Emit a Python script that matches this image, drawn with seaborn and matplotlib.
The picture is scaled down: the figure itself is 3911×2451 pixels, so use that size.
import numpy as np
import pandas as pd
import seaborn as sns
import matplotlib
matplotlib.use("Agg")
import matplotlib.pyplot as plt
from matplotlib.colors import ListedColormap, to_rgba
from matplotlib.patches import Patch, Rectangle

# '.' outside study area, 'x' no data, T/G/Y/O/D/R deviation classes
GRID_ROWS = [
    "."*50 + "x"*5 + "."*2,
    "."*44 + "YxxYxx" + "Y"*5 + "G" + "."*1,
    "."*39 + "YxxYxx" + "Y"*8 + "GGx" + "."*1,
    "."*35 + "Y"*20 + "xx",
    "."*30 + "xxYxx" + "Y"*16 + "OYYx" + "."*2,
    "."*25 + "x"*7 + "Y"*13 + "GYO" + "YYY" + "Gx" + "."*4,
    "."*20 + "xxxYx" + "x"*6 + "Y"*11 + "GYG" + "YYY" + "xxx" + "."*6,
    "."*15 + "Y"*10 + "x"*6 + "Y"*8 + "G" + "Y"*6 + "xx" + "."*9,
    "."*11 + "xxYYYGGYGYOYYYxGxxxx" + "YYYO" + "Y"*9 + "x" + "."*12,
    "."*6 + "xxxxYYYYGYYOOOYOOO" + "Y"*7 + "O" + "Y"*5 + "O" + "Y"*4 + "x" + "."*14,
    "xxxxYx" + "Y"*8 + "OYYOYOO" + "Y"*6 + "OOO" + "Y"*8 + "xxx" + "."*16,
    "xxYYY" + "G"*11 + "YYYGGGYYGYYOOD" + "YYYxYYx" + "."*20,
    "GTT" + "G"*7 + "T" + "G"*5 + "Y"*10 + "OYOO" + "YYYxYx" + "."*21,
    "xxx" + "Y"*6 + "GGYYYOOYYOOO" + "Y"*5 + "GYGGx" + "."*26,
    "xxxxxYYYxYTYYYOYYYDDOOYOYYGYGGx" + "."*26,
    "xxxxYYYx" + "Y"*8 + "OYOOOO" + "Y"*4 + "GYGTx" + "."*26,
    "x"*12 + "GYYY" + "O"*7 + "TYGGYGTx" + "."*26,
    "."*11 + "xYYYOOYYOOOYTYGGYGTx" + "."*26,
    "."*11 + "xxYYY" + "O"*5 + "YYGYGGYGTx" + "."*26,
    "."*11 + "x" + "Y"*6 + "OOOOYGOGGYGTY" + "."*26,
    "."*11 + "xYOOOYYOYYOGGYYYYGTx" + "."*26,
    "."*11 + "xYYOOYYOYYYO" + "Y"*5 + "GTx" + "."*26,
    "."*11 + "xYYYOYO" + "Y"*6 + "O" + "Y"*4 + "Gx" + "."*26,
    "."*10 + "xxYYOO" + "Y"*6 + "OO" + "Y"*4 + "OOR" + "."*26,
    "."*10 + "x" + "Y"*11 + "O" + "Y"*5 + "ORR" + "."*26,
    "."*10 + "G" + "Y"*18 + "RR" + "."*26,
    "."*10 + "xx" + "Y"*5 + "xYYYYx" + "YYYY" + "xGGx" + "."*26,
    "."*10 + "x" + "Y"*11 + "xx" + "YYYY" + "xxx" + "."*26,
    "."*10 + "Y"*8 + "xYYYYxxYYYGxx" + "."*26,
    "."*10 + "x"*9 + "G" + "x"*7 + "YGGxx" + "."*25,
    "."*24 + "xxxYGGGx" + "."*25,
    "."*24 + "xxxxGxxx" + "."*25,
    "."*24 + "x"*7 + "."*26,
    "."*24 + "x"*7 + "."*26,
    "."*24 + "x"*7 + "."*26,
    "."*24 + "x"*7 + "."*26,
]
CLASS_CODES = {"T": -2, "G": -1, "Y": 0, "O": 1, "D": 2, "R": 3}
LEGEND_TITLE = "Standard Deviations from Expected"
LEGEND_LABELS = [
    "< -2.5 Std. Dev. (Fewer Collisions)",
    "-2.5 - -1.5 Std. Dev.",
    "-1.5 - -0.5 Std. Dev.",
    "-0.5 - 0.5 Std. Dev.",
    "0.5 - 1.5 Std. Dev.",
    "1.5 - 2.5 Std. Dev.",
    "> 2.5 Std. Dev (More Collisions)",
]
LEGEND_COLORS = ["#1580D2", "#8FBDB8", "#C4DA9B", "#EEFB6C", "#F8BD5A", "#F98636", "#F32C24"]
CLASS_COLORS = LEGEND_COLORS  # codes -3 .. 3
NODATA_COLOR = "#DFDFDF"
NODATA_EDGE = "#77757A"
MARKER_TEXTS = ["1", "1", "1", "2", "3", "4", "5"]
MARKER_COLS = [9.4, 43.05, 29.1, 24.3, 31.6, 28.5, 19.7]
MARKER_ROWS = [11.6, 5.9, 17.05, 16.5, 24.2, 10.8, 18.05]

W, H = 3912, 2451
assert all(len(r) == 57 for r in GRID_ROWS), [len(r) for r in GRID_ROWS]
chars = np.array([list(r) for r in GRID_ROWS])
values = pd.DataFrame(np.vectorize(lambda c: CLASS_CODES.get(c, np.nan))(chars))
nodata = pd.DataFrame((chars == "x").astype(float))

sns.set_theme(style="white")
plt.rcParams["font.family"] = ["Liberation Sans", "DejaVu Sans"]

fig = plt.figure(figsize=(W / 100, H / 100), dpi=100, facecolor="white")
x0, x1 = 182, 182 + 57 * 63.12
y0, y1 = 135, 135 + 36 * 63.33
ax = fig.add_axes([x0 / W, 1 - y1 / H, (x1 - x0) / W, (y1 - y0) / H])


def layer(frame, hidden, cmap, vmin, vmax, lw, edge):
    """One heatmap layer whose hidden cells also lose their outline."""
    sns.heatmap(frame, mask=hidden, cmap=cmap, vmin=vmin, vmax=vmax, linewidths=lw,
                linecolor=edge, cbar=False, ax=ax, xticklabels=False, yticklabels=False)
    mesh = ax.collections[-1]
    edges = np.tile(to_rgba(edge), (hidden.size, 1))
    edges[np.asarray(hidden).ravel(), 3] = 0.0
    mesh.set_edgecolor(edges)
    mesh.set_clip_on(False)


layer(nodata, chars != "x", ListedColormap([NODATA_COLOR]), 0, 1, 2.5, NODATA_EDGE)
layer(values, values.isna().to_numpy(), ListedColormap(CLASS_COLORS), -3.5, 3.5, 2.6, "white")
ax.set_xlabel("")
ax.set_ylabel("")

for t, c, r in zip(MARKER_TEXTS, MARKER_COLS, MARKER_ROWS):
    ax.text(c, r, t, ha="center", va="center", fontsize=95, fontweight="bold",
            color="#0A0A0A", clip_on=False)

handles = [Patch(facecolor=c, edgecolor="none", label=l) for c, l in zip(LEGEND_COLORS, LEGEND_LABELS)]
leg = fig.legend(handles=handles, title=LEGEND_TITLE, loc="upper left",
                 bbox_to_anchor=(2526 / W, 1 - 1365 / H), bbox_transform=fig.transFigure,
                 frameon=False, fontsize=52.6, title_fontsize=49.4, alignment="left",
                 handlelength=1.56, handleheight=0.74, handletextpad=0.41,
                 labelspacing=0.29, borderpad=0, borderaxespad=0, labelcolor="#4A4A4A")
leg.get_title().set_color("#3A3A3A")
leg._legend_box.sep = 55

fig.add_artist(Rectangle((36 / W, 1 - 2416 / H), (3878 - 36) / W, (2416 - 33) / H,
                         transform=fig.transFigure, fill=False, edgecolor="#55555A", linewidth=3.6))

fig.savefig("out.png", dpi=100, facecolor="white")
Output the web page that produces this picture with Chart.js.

+++++

• [TASK INSTRUCTIONS] Copy, please, every line from the start of the entries down to the line that holds "from matplotlib.patches import", with both of those lines included and no others.

• [RESULT OF THIS TASK]
Emit a Python script that matches this image, drawn with seaborn and matplotlib.
The picture is scaled down: the figure itself is 3911×2451 pixels, so use that size.
import numpy as np
import pandas as pd
import seaborn as sns
import matplotlib
matplotlib.use("Agg")
import matplotlib.pyplot as plt
from matplotlib.colors import ListedColormap, to_rgba
from matplotlib.patches import Patch, Rectangle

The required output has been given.